* START Dataset extract *

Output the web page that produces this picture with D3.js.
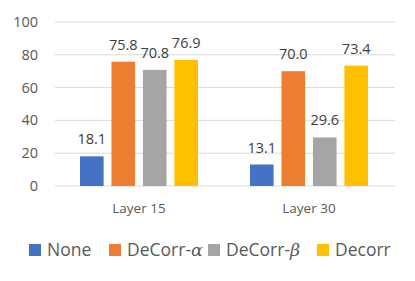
<!DOCTYPE html>
<html>
<head>
<meta charset="utf-8">
<script src="https://cdn.jsdelivr.net/npm/d3@7"></script>
<style>
  body { margin: 0; background: #fff; }
  text { font-family: "Open Sans", "Noto Sans", sans-serif; }
</style>
</head>
<body>
<svg id="chart" width="415" height="281"></svg>
<script>
const categories = ['Layer 15', 'Layer 30'];
const seriesNames = ['None', 'DeCorr-', 'DeCorr-', 'Decorr'];
const seriesGreek = ['', 'α', 'β', ''];
const seriesColors = ['#4472C4', '#ED7D31', '#A5A5A5', '#FFC000'];
const noneValues = [18.1, 13.1];
const alphaValues = [75.8, 70.0];
const betaValues = [70.8, 29.6];
const decorrValues = [76.9, 73.4];
const yTicks = [0, 20, 40, 60, 80, 100];

const series = [noneValues, alphaValues, betaValues, decorrValues];

const svg = d3.select('#chart');
const margin = { left: 55, right: 20, top: 22, bottom: 95 };
const width = 415, height = 281;

const x0 = d3.scaleBand().domain(categories).range([margin.left, width - margin.right]).paddingInner(0).paddingOuter(0);
const x1 = d3.scaleBand().domain(d3.range(series.length)).range([25, x0.bandwidth() - 27]).paddingInner(0.25);
const y = d3.scaleLinear().domain([0, 100]).range([height - margin.bottom, margin.top]);

// gridlines
svg.append('g').selectAll('line').data(yTicks).enter()
  .append('line')
  .attr('x1', margin.left)
  .attr('x2', width - margin.right)
  .attr('y1', d => y(d))
  .attr('y2', d => y(d))
  .attr('stroke', '#D9D9D9')
  .attr('stroke-width', 1);

// y tick labels
svg.append('g').selectAll('text').data(yTicks).enter()
  .append('text')
  .attr('x', 38)
  .attr('y', d => y(d))
  .attr('dy', '0.35em')
  .attr('text-anchor', 'end')
  .attr('fill', '#595959')
  .attr('font-size', 14.5)
  .text(d => d);

// bars
const groups = svg.append('g').selectAll('g').data(categories).enter()
  .append('g')
  .attr('transform', c => `translate(${x0(c)},0)`);

groups.each(function (c, ci) {
  const g = d3.select(this);
  series.forEach((vals, si) => {
    g.append('rect')
      .attr('x', x1(si))
      .attr('width', x1.bandwidth())
      .attr('y', y(vals[ci]))
      .attr('height', y(0) - y(vals[ci]))
      .attr('fill', seriesColors[si]);
    g.append('text')
      .attr('x', x1(si) + x1.bandwidth() / 2)
      .attr('y', y(vals[ci]) - 12)
      .attr('text-anchor', 'middle')
      .attr('fill', '#404040')
      .attr('font-size', 14.5)
      .text(vals[ci].toFixed(1));
  });
});

// category labels
svg.append('g').selectAll('text').data(categories).enter()
  .append('text')
  .attr('x', c => x0(c) + x1(0) + (x1(series.length - 1) + x1.bandwidth() - x1(0)) / 2)
  .attr('y', 213)
  .attr('text-anchor', 'middle')
  .attr('fill', '#595959')
  .attr('font-size', 13.5)
  .text(c => c);

// legend
const legendX = [29, 109, 208, 317];
const legend = svg.append('g').selectAll('g').data(seriesNames).enter()
  .append('g')
  .attr('transform', (d, i) => `translate(${legendX[i]},244)`);
legend.append('rect')
  .attr('width', 12)
  .attr('height', 12)
  .attr('fill', (d, i) => seriesColors[i]);
const lt = legend.append('text')
  .attr('x', 18)
  .attr('y', 12)
  .attr('fill', '#595959')
  .attr('font-size', 17.5);
lt.append('tspan').text(d => d);
lt.append('tspan')
  .attr('font-family', '"DejaVu Serif", serif')
  .attr('font-style', 'italic')
  .text((d, i) => seriesGreek[i]);
</script>
</body>
</html>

* END Dataset extract *

## Exercise requirements
Repeat the data exactly, without the pictures.

## Result of this exercise
Output the web page that produces this picture with D3.js.
<!DOCTYPE html>
<html>
<head>
<meta charset="utf-8">
<script src="https://cdn.jsdelivr.net/npm/d3@7"></script>
<style>
  body { margin: 0; background: #fff; }
  text { font-family: "Open Sans", "Noto Sans", sans-serif; }
</style>
</head>
<body>
<svg id="chart" width="415" height="281"></svg>
<script>
const categories = ['Layer 15', 'Layer 30'];
const seriesNames = ['None', 'DeCorr-', 'DeCorr-', 'Decorr'];
const seriesGreek = ['', 'α', 'β', ''];
const seriesColors = ['#4472C4', '#ED7D31', '#A5A5A5', '#FFC000'];
const noneValues = [18.1, 13.1];
const alphaValues = [75.8, 70.0];
const betaValues = [70.8, 29.6];
const decorrValues = [76.9, 73.4];
const yTicks = [0, 20, 40, 60, 80, 100];

const series = [noneValues, alphaValues, betaValues, decorrValues];

const svg = d3.select('#chart');
const margin = { left: 55, right: 20, top: 22, bottom: 95 };
const width = 415, height = 281;

const x0 = d3.scaleBand().domain(categories).range([margin.left, width - margin.right]).paddingInner(0).paddingOuter(0);
const x1 = d3.scaleBand().domain(d3.range(series.length)).range([25, x0.bandwidth() - 27]).paddingInner(0.25);
const y = d3.scaleLinear().domain([0, 100]).range([height - margin.bottom, margin.top]);

// gridlines
svg.append('g').selectAll('line').data(yTicks).enter()
  .append('line')
  .attr('x1', margin.left)
  .attr('x2', width - margin.right)
  .attr('y1', d => y(d))
  .attr('y2', d => y(d))
  .attr('stroke', '#D9D9D9')
  .attr('stroke-width', 1);

// y tick labels
svg.append('g').selectAll('text').data(yTicks).enter()
  .append('text')
  .attr('x', 38)
  .attr('y', d => y(d))
  .attr('dy', '0.35em')
  .attr('text-anchor', 'end')
  .attr('fill', '#595959')
  .attr('font-size', 14.5)
  .text(d => d);

// bars
const groups = svg.append('g').selectAll('g').data(categories).enter()
  .append('g')
  .attr('transform', c => `translate(${x0(c)},0)`);

groups.each(function (c, ci) {
  const g = d3.select(this);
  series.forEach((vals, si) => {
    g.append('rect')
      .attr('x', x1(si))
      .attr('width', x1.bandwidth())
      .attr('y', y(vals[ci]))
      .attr('height', y(0) - y(vals[ci]))
      .attr('fill', seriesColors[si]);
    g.append('text')
      .attr('x', x1(si) + x1.bandwidth() / 2)
      .attr('y', y(vals[ci]) - 12)
      .attr('text-anchor', 'middle')
      .attr('fill', '#404040')
      .attr('font-size', 14.5)
      .text(vals[ci].toFixed(1));
  });
});

// category labels
svg.append('g').selectAll('text').data(categories).enter()
  .append('text')
  .attr('x', c => x0(c) + x1(0) + (x1(series.length - 1) + x1.bandwidth() - x1(0)) / 2)
  .attr('y', 213)
  .attr('text-anchor', 'middle')
  .attr('fill', '#595959')
  .attr('font-size', 13.5)
  .text(c => c);

// legend
const legendX = [29, 109, 208, 317];
const legend = svg.append('g').selectAll('g').data(seriesNames).enter()
  .append('g')
  .attr('transform', (d, i) => `translate(${legendX[i]},244)`);
legend.append('rect')
  .attr('width', 12)
  .attr('height', 12)
  .attr('fill', (d, i) => seriesColors[i]);
const lt = legend.append('text')
  .attr('x', 18)
  .attr('y', 12)
  .attr('fill', '#595959')
  .attr('font-size', 17.5);
lt.append('tspan').text(d => d);
lt.append('tspan')
  .attr('font-family', '"DejaVu Serif", serif')
  .attr('font-style', 'italic')
  .text((d, i) => seriesGreek[i]);
</script>
</body>
</html>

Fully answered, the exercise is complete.